Task prompt: Output all lines exactly.

Data:

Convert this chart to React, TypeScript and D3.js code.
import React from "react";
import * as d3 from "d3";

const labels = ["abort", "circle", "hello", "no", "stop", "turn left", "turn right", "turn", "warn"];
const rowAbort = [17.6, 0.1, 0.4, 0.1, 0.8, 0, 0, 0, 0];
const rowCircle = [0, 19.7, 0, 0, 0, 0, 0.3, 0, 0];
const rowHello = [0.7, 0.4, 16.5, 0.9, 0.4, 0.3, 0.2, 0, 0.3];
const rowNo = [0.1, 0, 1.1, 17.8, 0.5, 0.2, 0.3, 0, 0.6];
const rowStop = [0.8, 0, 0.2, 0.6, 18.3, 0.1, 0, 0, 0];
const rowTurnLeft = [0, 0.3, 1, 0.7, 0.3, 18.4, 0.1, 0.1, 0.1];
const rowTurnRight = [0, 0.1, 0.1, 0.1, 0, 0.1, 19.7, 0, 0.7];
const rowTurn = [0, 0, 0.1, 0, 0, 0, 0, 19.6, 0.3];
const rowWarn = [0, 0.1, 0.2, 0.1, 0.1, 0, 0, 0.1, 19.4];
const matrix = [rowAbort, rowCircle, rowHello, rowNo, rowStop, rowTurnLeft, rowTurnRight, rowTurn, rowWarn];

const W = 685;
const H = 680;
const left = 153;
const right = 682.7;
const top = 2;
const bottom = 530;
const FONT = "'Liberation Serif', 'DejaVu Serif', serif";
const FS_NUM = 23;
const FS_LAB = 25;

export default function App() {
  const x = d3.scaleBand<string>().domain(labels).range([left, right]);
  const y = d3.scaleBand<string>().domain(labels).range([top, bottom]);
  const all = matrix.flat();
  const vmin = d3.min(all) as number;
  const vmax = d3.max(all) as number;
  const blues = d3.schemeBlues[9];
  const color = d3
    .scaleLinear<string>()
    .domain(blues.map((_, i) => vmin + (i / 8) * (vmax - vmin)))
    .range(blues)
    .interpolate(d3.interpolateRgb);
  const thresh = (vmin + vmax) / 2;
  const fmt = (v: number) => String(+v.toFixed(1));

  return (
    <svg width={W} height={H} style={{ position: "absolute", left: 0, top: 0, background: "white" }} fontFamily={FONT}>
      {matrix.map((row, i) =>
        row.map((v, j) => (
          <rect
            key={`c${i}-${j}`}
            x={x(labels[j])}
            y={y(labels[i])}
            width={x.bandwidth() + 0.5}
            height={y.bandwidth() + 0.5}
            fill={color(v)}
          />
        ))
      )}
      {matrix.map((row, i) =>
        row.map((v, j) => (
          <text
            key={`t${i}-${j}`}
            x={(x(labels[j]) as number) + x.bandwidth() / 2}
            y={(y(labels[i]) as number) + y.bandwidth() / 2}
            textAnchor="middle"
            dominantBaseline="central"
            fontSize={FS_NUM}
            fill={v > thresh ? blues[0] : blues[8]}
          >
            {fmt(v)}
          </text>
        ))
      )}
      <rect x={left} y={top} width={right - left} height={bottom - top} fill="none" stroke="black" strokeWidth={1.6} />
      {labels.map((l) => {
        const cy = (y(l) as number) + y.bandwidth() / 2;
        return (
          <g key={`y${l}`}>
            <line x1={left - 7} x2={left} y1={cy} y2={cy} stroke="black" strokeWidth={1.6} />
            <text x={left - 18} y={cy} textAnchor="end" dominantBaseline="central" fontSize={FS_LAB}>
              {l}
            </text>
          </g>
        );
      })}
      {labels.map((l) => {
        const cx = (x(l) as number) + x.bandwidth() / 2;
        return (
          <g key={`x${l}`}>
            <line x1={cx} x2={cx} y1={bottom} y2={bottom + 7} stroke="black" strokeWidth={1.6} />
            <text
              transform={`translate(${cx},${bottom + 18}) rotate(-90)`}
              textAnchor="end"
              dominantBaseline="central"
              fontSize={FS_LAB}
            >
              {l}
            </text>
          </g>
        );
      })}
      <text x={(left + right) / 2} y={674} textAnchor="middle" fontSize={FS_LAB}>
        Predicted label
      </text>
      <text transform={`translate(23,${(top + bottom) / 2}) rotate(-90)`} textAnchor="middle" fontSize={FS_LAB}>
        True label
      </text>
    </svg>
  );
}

Task output:
Convert this chart to React, TypeScript and D3.js code.
import React from "react";
import * as d3 from "d3";

const labels = ["abort", "circle", "hello", "no", "stop", "turn left", "turn right", "turn", "warn"];
const rowAbort = [17.6, 0.1, 0.4, 0.1, 0.8, 0, 0, 0, 0];
const rowCircle = [0, 19.7, 0, 0, 0, 0, 0.3, 0, 0];
const rowHello = [0.7, 0.4, 16.5, 0.9, 0.4, 0.3, 0.2, 0, 0.3];
const rowNo = [0.1, 0, 1.1, 17.8, 0.5, 0.2, 0.3, 0, 0.6];
const rowStop = [0.8, 0, 0.2, 0.6, 18.3, 0.1, 0, 0, 0];
const rowTurnLeft = [0, 0.3, 1, 0.7, 0.3, 18.4, 0.1, 0.1, 0.1];
const rowTurnRight = [0, 0.1, 0.1, 0.1, 0, 0.1, 19.7, 0, 0.7];
const rowTurn = [0, 0, 0.1, 0, 0, 0, 0, 19.6, 0.3];
const rowWarn = [0, 0.1, 0.2, 0.1, 0.1, 0, 0, 0.1, 19.4];
const matrix = [rowAbort, rowCircle, rowHello, rowNo, rowStop, rowTurnLeft, rowTurnRight, rowTurn, rowWarn];

const W = 685;
const H = 680;
const left = 153;
const right = 682.7;
const top = 2;
const bottom = 530;
const FONT = "'Liberation Serif', 'DejaVu Serif', serif";
const FS_NUM = 23;
const FS_LAB = 25;

export default function App() {
  const x = d3.scaleBand<string>().domain(labels).range([left, right]);
  const y = d3.scaleBand<string>().domain(labels).range([top, bottom]);
  const all = matrix.flat();
  const vmin = d3.min(all) as number;
  const vmax = d3.max(all) as number;
  const blues = d3.schemeBlues[9];
  const color = d3
    .scaleLinear<string>()
    .domain(blues.map((_, i) => vmin + (i / 8) * (vmax - vmin)))
    .range(blues)
    .interpolate(d3.interpolateRgb);
  const thresh = (vmin + vmax) / 2;
  const fmt = (v: number) => String(+v.toFixed(1));

  return (
    <svg width={W} height={H} style={{ position: "absolute", left: 0, top: 0, background: "white" }} fontFamily={FONT}>
      {matrix.map((row, i) =>
        row.map((v, j) => (
          <rect
            key={`c${i}-${j}`}
            x={x(labels[j])}
            y={y(labels[i])}
            width={x.bandwidth() + 0.5}
            height={y.bandwidth() + 0.5}
            fill={color(v)}
          />
        ))
      )}
      {matrix.map((row, i) =>
        row.map((v, j) => (
          <text
            key={`t${i}-${j}`}
            x={(x(labels[j]) as number) + x.bandwidth() / 2}
            y={(y(labels[i]) as number) + y.bandwidth() / 2}
            textAnchor="middle"
            dominantBaseline="central"
            fontSize={FS_NUM}
            fill={v > thresh ? blues[0] : blues[8]}
          >
            {fmt(v)}
          </text>
        ))
      )}
      <rect x={left} y={top} width={right - left} height={bottom - top} fill="none" stroke="black" strokeWidth={1.6} />
      {labels.map((l) => {
        const cy = (y(l) as number) + y.bandwidth() / 2;
        return (
          <g key={`y${l}`}>
            <line x1={left - 7} x2={left} y1={cy} y2={cy} stroke="black" strokeWidth={1.6} />
            <text x={left - 18} y={cy} textAnchor="end" dominantBaseline="central" fontSize={FS_LAB}>
              {l}
            </text>
          </g>
        );
      })}
      {labels.map((l) => {
        const cx = (x(l) as number) + x.bandwidth() / 2;
        return (
          <g key={`x${l}`}>
            <line x1={cx} x2={cx} y1={bottom} y2={bottom + 7} stroke="black" strokeWidth={1.6} />
            <text
              transform={`translate(${cx},${bottom + 18}) rotate(-90)`}
              textAnchor="end"
              dominantBaseline="central"
              fontSize={FS_LAB}
            >
              {l}
            </text>
          </g>
        );
      })}
      <text x={(left + right) / 2} y={674} textAnchor="middle" fontSize={FS_LAB}>
        Predicted label
      </text>
      <text transform={`translate(23,${(top + bottom) / 2}) rotate(-90)`} textAnchor="middle" fontSize={FS_LAB}>
        True label
      </text>
    </svg>
  );
}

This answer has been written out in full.